What is required:
The lines to extract run from the start of the records through the line with "fall_t = [-1000, 0, 1000, 2000]", both ends included; drop the pictures.

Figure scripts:

********************

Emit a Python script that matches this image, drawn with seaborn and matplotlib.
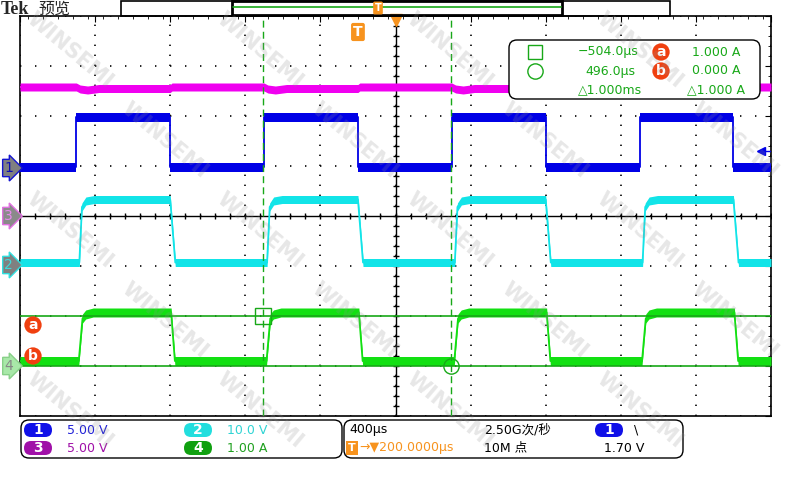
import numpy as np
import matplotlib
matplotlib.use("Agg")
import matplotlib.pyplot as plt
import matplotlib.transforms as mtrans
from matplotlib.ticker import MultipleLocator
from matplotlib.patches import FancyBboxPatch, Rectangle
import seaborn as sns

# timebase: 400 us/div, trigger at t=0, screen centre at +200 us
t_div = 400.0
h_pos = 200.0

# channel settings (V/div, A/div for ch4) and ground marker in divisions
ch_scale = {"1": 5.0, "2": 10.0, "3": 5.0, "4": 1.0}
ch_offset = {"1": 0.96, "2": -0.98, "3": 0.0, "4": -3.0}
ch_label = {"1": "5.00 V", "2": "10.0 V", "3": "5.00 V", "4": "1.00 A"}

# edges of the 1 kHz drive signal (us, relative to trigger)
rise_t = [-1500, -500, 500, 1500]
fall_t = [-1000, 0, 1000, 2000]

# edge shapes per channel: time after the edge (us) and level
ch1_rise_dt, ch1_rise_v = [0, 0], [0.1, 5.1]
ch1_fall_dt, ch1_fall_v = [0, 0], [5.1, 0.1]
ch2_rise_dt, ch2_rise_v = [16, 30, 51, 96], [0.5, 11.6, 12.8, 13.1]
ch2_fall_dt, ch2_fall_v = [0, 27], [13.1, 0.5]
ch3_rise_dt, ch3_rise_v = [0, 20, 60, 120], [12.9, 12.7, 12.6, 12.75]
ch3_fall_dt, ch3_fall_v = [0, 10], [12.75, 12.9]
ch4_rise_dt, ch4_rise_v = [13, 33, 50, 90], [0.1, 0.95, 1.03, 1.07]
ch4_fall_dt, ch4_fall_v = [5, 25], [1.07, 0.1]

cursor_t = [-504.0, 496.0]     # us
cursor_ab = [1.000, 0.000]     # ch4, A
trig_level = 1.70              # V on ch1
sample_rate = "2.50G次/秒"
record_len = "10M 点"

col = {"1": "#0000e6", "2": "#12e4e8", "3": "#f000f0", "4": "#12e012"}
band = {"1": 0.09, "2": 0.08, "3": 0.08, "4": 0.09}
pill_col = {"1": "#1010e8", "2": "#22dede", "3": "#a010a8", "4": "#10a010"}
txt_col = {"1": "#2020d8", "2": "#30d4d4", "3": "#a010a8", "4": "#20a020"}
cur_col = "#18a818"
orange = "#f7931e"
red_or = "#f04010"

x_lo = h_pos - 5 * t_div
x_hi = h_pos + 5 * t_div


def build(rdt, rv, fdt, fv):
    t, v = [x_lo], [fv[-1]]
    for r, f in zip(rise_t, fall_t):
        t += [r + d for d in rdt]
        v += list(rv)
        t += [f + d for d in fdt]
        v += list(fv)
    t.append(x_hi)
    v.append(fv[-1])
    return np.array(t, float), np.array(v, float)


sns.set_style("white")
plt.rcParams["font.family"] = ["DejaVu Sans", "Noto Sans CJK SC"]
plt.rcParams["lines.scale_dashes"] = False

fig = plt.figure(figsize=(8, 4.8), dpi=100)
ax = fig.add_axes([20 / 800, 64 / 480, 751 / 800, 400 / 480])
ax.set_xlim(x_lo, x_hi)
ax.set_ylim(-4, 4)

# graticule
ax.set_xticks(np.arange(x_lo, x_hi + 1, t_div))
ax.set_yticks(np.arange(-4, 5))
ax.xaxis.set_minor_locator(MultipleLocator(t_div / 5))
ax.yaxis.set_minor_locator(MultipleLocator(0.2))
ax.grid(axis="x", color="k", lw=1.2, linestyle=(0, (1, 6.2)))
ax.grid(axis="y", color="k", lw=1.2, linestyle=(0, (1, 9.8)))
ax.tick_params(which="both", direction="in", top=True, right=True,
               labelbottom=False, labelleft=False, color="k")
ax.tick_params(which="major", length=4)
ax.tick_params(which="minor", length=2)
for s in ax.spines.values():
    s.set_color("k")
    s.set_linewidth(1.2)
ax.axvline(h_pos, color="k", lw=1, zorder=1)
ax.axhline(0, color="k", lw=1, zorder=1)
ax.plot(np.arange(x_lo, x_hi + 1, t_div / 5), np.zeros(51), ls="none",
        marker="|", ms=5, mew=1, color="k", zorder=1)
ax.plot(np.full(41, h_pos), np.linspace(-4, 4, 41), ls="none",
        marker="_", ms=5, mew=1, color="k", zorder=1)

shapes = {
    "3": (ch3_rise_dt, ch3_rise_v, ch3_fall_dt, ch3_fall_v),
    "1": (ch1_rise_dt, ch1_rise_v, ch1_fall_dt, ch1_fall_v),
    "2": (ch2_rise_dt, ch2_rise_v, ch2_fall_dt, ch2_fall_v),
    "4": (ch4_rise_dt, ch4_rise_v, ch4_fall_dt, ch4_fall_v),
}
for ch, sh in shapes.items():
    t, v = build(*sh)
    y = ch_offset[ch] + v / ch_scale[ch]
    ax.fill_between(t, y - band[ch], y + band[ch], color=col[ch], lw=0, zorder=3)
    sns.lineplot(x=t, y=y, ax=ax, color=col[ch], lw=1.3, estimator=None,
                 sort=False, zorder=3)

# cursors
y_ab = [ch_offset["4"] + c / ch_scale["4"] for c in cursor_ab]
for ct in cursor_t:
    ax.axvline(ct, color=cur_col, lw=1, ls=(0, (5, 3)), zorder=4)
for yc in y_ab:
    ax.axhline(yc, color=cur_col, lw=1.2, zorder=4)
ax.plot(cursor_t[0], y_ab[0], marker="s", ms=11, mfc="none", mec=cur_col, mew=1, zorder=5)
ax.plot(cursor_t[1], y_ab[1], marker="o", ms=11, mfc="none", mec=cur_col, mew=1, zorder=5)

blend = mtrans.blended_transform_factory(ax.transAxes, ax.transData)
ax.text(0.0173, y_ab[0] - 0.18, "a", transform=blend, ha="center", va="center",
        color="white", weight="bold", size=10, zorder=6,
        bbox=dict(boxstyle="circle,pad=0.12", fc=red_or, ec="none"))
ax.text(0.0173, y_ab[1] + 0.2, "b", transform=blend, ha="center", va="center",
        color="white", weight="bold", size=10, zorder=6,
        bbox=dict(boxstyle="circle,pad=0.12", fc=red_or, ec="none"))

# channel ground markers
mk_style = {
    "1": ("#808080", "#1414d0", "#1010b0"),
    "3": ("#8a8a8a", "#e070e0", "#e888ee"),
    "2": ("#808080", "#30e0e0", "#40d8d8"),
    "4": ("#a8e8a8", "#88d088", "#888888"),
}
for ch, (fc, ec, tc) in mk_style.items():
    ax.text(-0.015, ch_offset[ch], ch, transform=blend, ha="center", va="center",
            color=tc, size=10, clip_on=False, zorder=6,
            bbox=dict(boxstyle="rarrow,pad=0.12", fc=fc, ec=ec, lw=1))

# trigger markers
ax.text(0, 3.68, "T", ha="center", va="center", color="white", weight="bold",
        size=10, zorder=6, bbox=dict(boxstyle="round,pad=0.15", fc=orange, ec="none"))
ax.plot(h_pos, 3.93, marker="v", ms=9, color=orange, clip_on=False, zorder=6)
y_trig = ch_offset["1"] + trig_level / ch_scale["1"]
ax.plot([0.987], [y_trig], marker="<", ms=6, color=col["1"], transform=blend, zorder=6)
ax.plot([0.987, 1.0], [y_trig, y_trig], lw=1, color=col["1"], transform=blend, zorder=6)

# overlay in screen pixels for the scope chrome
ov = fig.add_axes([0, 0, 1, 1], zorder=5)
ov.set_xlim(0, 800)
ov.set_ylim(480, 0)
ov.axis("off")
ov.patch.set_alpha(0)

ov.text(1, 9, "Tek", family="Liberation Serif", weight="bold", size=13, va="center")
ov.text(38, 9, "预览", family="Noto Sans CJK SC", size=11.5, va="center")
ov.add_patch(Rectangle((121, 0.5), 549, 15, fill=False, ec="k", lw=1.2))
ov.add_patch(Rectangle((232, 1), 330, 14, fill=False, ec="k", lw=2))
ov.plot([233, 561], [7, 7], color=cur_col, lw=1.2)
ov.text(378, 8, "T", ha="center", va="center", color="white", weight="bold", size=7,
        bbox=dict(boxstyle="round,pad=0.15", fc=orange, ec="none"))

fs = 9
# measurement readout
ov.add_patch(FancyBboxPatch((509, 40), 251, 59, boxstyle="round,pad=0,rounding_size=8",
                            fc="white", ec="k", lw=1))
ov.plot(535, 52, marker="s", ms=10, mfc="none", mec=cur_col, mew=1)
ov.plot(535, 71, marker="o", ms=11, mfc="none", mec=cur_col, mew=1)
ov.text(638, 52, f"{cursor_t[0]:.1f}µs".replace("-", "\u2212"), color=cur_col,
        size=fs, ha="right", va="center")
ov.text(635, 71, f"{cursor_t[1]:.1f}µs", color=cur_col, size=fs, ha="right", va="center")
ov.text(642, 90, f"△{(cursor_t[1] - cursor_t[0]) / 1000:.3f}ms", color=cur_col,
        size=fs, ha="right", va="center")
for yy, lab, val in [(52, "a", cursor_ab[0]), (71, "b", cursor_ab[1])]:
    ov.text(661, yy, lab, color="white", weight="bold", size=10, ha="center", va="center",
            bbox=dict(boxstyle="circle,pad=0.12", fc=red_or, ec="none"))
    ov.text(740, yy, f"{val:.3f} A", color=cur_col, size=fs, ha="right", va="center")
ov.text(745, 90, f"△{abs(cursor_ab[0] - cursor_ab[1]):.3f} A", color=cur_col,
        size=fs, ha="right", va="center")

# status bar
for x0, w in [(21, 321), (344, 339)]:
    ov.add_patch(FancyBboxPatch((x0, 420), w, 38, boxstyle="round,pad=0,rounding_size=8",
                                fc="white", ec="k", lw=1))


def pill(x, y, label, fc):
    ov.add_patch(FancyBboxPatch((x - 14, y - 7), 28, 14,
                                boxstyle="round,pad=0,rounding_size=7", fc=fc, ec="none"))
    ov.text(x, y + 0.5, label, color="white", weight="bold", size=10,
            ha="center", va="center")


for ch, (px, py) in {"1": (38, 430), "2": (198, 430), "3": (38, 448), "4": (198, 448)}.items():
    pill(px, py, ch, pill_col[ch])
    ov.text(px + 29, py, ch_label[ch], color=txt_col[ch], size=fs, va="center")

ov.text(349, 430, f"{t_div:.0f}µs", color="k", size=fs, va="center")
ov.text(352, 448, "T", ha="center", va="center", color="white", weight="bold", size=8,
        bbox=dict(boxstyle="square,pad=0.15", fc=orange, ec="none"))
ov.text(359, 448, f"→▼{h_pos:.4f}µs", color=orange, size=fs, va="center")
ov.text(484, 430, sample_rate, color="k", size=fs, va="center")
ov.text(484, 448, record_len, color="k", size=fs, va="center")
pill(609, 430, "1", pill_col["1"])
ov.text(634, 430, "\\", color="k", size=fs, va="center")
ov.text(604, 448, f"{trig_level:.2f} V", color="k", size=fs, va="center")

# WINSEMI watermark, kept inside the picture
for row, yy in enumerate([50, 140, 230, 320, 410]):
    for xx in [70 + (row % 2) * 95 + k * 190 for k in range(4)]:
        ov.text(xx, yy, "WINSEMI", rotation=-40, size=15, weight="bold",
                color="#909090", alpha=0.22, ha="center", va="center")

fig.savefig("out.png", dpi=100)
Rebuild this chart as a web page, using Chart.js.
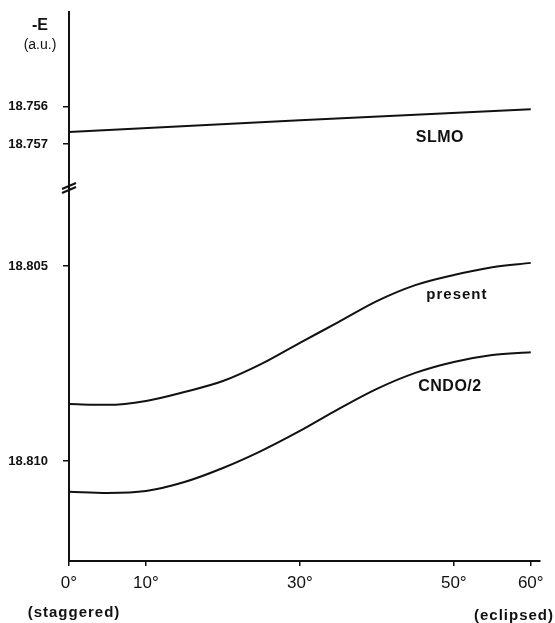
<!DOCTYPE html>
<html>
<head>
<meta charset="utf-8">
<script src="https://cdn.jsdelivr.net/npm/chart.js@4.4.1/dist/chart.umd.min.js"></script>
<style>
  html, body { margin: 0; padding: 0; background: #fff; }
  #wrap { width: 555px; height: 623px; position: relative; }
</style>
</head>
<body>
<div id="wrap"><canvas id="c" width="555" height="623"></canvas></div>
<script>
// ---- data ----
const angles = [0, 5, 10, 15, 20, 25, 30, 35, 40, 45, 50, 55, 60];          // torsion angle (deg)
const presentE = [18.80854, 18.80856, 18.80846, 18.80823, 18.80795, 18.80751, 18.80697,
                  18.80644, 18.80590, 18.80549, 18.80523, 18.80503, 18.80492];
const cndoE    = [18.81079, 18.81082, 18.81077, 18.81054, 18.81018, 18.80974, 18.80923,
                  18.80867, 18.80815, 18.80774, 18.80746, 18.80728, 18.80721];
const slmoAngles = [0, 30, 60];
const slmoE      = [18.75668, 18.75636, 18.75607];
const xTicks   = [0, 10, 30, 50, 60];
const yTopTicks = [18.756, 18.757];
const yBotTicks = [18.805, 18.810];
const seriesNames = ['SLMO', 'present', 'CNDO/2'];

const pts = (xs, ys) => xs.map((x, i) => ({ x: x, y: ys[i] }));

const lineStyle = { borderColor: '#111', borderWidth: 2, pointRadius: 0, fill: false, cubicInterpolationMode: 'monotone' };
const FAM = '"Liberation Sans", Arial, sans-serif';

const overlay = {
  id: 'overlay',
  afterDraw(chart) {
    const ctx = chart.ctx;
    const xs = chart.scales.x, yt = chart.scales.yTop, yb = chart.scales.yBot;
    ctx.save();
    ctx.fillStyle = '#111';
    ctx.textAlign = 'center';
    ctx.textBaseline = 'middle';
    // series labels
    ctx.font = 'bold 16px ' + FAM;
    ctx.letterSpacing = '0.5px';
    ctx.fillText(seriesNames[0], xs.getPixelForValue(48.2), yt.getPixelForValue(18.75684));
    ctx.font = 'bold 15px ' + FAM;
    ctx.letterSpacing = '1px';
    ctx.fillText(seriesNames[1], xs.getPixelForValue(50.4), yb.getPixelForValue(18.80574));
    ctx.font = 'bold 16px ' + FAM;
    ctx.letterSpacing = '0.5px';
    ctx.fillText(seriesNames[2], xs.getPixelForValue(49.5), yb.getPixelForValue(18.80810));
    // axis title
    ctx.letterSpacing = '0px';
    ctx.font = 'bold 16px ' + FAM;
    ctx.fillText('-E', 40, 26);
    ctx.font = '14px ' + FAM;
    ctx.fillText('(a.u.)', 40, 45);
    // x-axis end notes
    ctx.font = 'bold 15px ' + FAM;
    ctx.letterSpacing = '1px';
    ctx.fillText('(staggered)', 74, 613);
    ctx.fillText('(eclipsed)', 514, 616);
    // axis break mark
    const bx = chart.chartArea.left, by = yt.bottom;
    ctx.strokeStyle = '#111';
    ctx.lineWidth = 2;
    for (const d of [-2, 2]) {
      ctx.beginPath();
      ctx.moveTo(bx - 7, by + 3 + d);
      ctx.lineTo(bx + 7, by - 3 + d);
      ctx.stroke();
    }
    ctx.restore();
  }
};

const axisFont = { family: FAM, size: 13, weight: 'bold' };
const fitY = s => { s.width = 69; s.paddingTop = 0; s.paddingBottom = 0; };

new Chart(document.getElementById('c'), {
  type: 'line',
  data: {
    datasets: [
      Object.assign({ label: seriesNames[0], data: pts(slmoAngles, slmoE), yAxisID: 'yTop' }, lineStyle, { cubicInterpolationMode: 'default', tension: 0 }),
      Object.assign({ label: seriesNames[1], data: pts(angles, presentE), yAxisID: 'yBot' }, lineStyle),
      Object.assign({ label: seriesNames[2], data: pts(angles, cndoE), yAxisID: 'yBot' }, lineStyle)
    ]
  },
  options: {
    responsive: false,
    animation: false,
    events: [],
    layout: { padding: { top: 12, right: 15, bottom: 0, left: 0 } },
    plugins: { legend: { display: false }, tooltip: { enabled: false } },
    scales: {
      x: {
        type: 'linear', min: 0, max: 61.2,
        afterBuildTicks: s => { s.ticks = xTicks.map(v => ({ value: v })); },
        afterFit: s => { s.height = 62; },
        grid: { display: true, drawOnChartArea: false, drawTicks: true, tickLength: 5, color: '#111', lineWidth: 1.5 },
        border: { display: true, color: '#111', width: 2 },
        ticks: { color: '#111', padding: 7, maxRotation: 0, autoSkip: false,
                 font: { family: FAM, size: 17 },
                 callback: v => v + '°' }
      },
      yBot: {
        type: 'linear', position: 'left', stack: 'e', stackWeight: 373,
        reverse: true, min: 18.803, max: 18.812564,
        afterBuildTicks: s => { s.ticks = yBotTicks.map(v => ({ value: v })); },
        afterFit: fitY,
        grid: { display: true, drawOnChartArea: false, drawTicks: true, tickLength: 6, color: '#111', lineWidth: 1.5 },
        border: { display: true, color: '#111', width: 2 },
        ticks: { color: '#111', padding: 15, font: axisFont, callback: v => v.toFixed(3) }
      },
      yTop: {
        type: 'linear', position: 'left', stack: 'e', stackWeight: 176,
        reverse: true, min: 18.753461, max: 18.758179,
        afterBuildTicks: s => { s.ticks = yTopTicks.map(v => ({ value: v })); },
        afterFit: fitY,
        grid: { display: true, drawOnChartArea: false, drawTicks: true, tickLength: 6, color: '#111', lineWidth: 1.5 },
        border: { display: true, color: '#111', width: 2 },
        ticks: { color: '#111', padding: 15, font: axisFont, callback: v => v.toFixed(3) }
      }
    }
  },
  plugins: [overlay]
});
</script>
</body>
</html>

********************

Complete output:
Emit a Python script that matches this image, drawn with seaborn and matplotlib.
import numpy as np
import matplotlib
matplotlib.use("Agg")
import matplotlib.pyplot as plt
import matplotlib.transforms as mtrans
from matplotlib.ticker import MultipleLocator
from matplotlib.patches import FancyBboxPatch, Rectangle
import seaborn as sns

# timebase: 400 us/div, trigger at t=0, screen centre at +200 us
t_div = 400.0
h_pos = 200.0

# channel settings (V/div, A/div for ch4) and ground marker in divisions
ch_scale = {"1": 5.0, "2": 10.0, "3": 5.0, "4": 1.0}
ch_offset = {"1": 0.96, "2": -0.98, "3": 0.0, "4": -3.0}
ch_label = {"1": "5.00 V", "2": "10.0 V", "3": "5.00 V", "4": "1.00 A"}

# edges of the 1 kHz drive signal (us, relative to trigger)
rise_t = [-1500, -500, 500, 1500]
fall_t = [-1000, 0, 1000, 2000]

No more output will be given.